中文摘要：

土壤宏观力学结构是土壤结构体概念的延伸，在尺度上高于土壤团聚体结构1—2个数量级，且具有更高的时空动态特征，其内容涉及土壤物理组构、力学评价指标、力学发生机理及力学应用4个方面，是精准耕作研究的理论依据。评价土壤宏观力学结构的指标包括抗剪强度、圆锥贯入阻力、平板下陷量和断裂强度等，而弹塑性力学、断裂与破碎力学和土壤流变学模型决定着结构动态的发生机理。土壤精准耕作通过对土壤宏观力学结构的测试、评价及模型描述，建立结构动态与外加机械力模式和强度指标之间的关系，运用精准技术手段实现土壤结构、作物秸秆、种子和水肥的精确调控与投放，改善土壤耕性、增强土壤结构力稳性、提高车辆通过性、增大土壤承载力、同时优化土壤-作物-水肥系统和土壤-机器系统。

英文摘要：

Soil macro-structure, an extrapolation from soil structure, is 1-2 magnitudes higher in scale than soil aggregates and more spatially and temporally dynamic in nature. Soil physical composition, mechanical indices, mechanical governing mechanisms and potential mechanical applications in agricultural production comprised the key focus of soil macro-structure study, formulated a theoretical basis for precision tillage research. Indices for soil macro-structure quantification are comprised of shear strength, cone index, plate sinkage and fracture strength, which are governed by elasto-plastic, fracture and fragmentation, and rheological mechanics of soil macro-structural dynamics.
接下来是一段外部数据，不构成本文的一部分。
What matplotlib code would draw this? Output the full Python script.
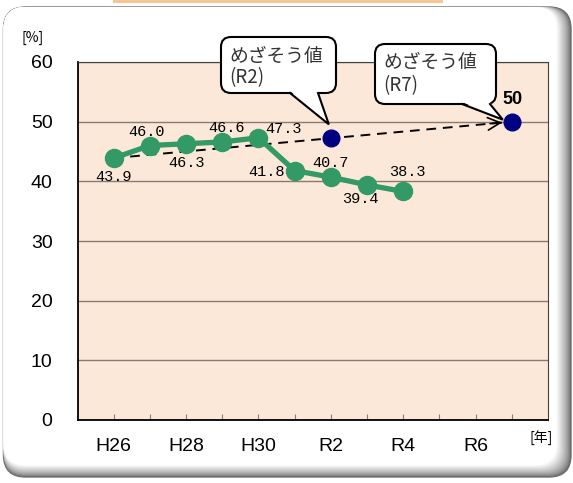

Precision tillage is the effort of testing, evaluating and modeling the soil macro-structure. This quantification of the relationship between soil macro-structure dynamics and the mode and magnitude of the externally applied mechanical forces will finally lead to technical breakthroughs for precise placement or management of soil structure, crop residue, seed, water and fertilizer. The result of which will facilitate upgrading soil workability, enhancing soil structural stability, improving trafficability and soil bearing capacity, and optimizing soil-plant-environment or terra-machinery systems.